Après le diptyque Perico réalisé avec Régis Hautière, Philippe Berthet enrichit sa collection Ligne Noire d'un nouveau polar... noir de noir. Le Crime qui est le tien, scénarisé par le prolifique Zidrou, nous immerge dans une intrigue sanglante et familiale qui ne ménage pas le lecteur, et au sein de laquelle on se demande si quelqu'un a vraiment les mains propres... Philippe Berthet nous en dit plus.

C'est la première fois que vous collaborez avec Zidrou, comment cette association s'est-elle mise en place?

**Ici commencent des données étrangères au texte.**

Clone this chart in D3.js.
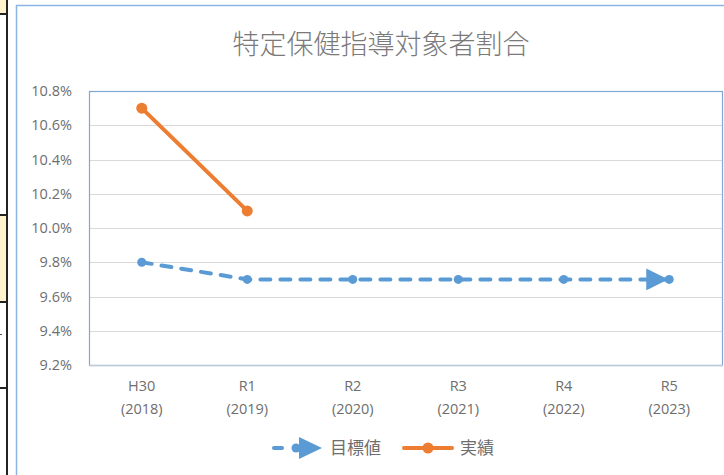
<!DOCTYPE html>
<html><head><meta charset="utf-8">
<script src="https://cdn.jsdelivr.net/npm/d3@7"></script>
<style>
html,body{margin:0;padding:0;background:#fff;}
svg{display:block;}
</style>
</head><body>
<svg id="c" width="724" height="475"></svg>
<script>
const categories = ["H30","R1","R2","R3","R4","R5"];
const years = ["(2018)","(2019)","(2020)","(2021)","(2022)","(2023)"];
const targetValues = [9.8, 9.7, 9.7, 9.7, 9.7, 9.7];
const actualValues = [10.7, 10.1, null, null, null, null];
const yTicks = [9.2, 9.4, 9.6, 9.8, 10.0, 10.2, 10.4, 10.6, 10.8];
const title = "特定保健指導対象者割合";
const seriesNames = ["目標値", "実績"];

const BLUE = "#5B9BD5", ORANGE = "#ED7D31", GRAY = "#6E6E6E", TGRAY = "#7A7A7A";
const latin = "'Open Sans', 'Noto Sans', sans-serif";
const cjk = "'Noto Sans CJK JP', sans-serif";

const svg = d3.select("#c");

// spreadsheet background at left edge
const bg = svg.append("g");
bg.append("rect").attr("x",0).attr("y",0).attr("width",6).attr("height",14).attr("fill","#FFF2CC");
bg.append("rect").attr("x",0).attr("y",216).attr("width",6).attr("height",86).attr("fill","#FFF2CC");
[14,215,302,388].forEach(y=>bg.append("rect").attr("x",0).attr("y",y-1).attr("width",8).attr("height",2).attr("fill","#222"));
bg.append("rect").attr("x",6).attr("y",0).attr("width",2).attr("height",475).attr("fill","#222");
bg.append("rect").attr("x",0).attr("y",334).attr("width",2).attr("height",1).attr("fill","#555");

// chart area border
svg.append("path").attr("d","M16.5,475 V5.5 H724").attr("fill","none").attr("stroke","#8DB4E2").attr("stroke-width",1.5);

const m = {left: 89, top: 91, right: 722, bottom: 365};
const x = d3.scaleBand().domain(categories).range([m.left, m.right]);
const y = d3.scaleLinear().domain([9.2, 10.8]).range([m.bottom, m.top]);
const cx = c => x(c) + x.bandwidth()/2;

// gridlines
svg.append("g").selectAll("line").data(yTicks.slice(1, -1)).join("line")
  .attr("x1", m.left).attr("x2", m.right)
  .attr("y1", d => Math.round(y(d))+0.5).attr("y2", d => Math.round(y(d))+0.5)
  .attr("stroke", "#D9D9D9").attr("stroke-width", 1.2);

// plot area border
svg.append("rect").attr("x", m.left+0.5).attr("y", m.top+0.5)
  .attr("width", m.right-m.left).attr("height", m.bottom-m.top)
  .attr("fill","none").attr("stroke","#7EA8D8").attr("stroke-width",1.2);
svg.append("line").attr("x1", m.left).attr("x2", m.right+1).attr("y1", m.bottom+0.5).attr("y2", m.bottom+0.5)
  .attr("stroke","#BFC9D8").attr("stroke-width",1.5);

// y axis
const yAxis = d3.axisLeft(y).tickValues(yTicks).tickFormat(d => d.toFixed(1) + "%").tickSize(0).tickPadding(17);
const ya = svg.append("g").attr("transform", `translate(${m.left},0)`).call(yAxis);
ya.select(".domain").remove();
ya.selectAll("text").attr("fill", GRAY).style("font-family", latin).style("font-size", "14.5px");

// x axis
const xAxis = d3.axisBottom(x).tickSize(0).tickFormat(() => "");
const xa = svg.append("g").attr("transform", `translate(0,${m.bottom})`).call(xAxis);
xa.select(".domain").remove();
xa.selectAll(".tick").each(function(d, i) {
  const t = d3.select(this).append("text").attr("fill", GRAY).attr("text-anchor", "middle")
    .style("font-family", latin).style("font-size", "14.5px");
  t.append("tspan").attr("x", 0).attr("y", 26).text(categories[i]);
  t.append("tspan").attr("x", 0).attr("y", 49).text(years[i]);
});

// title
svg.append("text").attr("x", 381).attr("y", 54).attr("text-anchor","middle")
  .attr("fill", TGRAY).style("font-family", cjk).style("font-weight", 300).style("font-size","27px").text(title);

// arrow marker
const defs = svg.append("defs");
defs.append("marker").attr("id","arr").attr("viewBox","0 0 10 10").attr("refX",10).attr("refY",5)
  .attr("markerWidth",22).attr("markerHeight",22).attr("markerUnits","userSpaceOnUse").attr("orient","auto")
  .append("path").attr("d","M0,0 L10,5 L0,10 Z").attr("fill",BLUE);

// target line
const tData = targetValues.map((v,i)=>({c:categories[i], v}));
const line = d3.line().x(d=>cx(d.c)).y(d=>y(d.v)).defined(d=>d.v!=null);
svg.append("path").datum(tData).attr("d", line).attr("fill","none").attr("stroke",BLUE)
  .attr("stroke-width",4).attr("stroke-dasharray","10,10").attr("stroke-linecap","round");
// arrow head at end
const lastT = tData[tData.length-1];
svg.append("line").attr("x1", cx(lastT.c)-22).attr("x2", cx(lastT.c)-1)
  .attr("y1", y(lastT.v)).attr("y2", y(lastT.v)).attr("stroke","none").attr("marker-end","url(#arr)");
svg.append("g").selectAll("circle").data(tData).join("circle")
  .attr("cx", d=>cx(d.c)).attr("cy", d=>y(d.v)).attr("r",4.5).attr("fill",BLUE);

// actual line
const aData = actualValues.map((v,i)=>({c:categories[i], v})).filter(d=>d.v!=null);
svg.append("path").datum(aData).attr("d", line).attr("fill","none").attr("stroke",ORANGE)
  .attr("stroke-width",4).attr("stroke-linecap","round");
svg.append("g").selectAll("circle").data(aData).join("circle")
  .attr("cx", d=>cx(d.c)).attr("cy", d=>y(d.v)).attr("r",5.5).attr("fill",ORANGE);

// legend
const lg = svg.append("g").attr("transform","translate(0,448)");
lg.append("line").attr("x1",274).attr("x2",282).attr("y1",0).attr("y2",0).attr("stroke",BLUE).attr("stroke-width",4).attr("stroke-linecap","round");
lg.append("circle").attr("cx",296).attr("cy",0).attr("r",4.5).attr("fill",BLUE);
lg.append("line").attr("x1",296).attr("x2",301).attr("y1",0).attr("y2",0).attr("stroke",BLUE).attr("stroke-width",4);
lg.append("path").attr("d","M299,-11 L322,0 L299,11 Z").attr("fill",BLUE);
lg.append("text").attr("x",330).attr("y",0).attr("dy","0.35em").attr("fill",GRAY)
  .style("font-family",cjk).style("font-size","17px").text(seriesNames[0]);
lg.append("line").attr("x1",404).attr("x2",452).attr("y1",0).attr("y2",0).attr("stroke",ORANGE).attr("stroke-width",4).attr("stroke-linecap","round");
lg.append("circle").attr("cx",428).attr("cy",0).attr("r",5.5).attr("fill",ORANGE);
lg.append("text").attr("x",460).attr("y",0).attr("dy","0.35em").attr("fill",GRAY)
  .style("font-family",cjk).style("font-size","17px").text(seriesNames[1]);
</script>
</body></html>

Benoît est quelqu'un dont je suis régulièrement les travaux, et certains de ses scénarios m'ont beaucoup plu, je pense notamment à La Peau de l'ours. Comme l'idée de la collection Ligne Noire, que nous avons définie avec Yves Schlirf, est de m'accorder de dessiner des polars one-shots avec des scénaristes différents, j'ai suggéré Zidrou. Benoît était intéressé, et ça a démarré de cette manière. Cette variété de scénaristes permet de réunir des récits très différents, avec une grande variété d'approches. Pour moi, il s'agit à chaque fois d'un défi mais aussi d'un bonheur, car je dois m'adapter à des écritures, des visions qui varient beaucoup, mais cela constitue aussi un moteur puissant...

Il n'y a donc pas de cahier des charges précis pour les scénarios de Ligne Noire ?

Pas vraiment. Je dirais que la condition principale est, pour moi, de ne pas refaire des choses que j'ai déjà réalisées. Je demande que l'on me propose quelque chose de différent. Je n'ai, par exemple, pas envie de retrouver une ambiance proche de Pin Up. Mais Ligne Noire est une collection très ouverte. Le terme « polar » en lui-même est assez vague. Dans Le Crime qui est le tien, on ne suit pas précisément une enquête ou une course-poursuite. L'histoire est atypique, possède un tempo particulier... Elle s'éloigne de nombreuses constantes du polar, mais correspond bien à la collection.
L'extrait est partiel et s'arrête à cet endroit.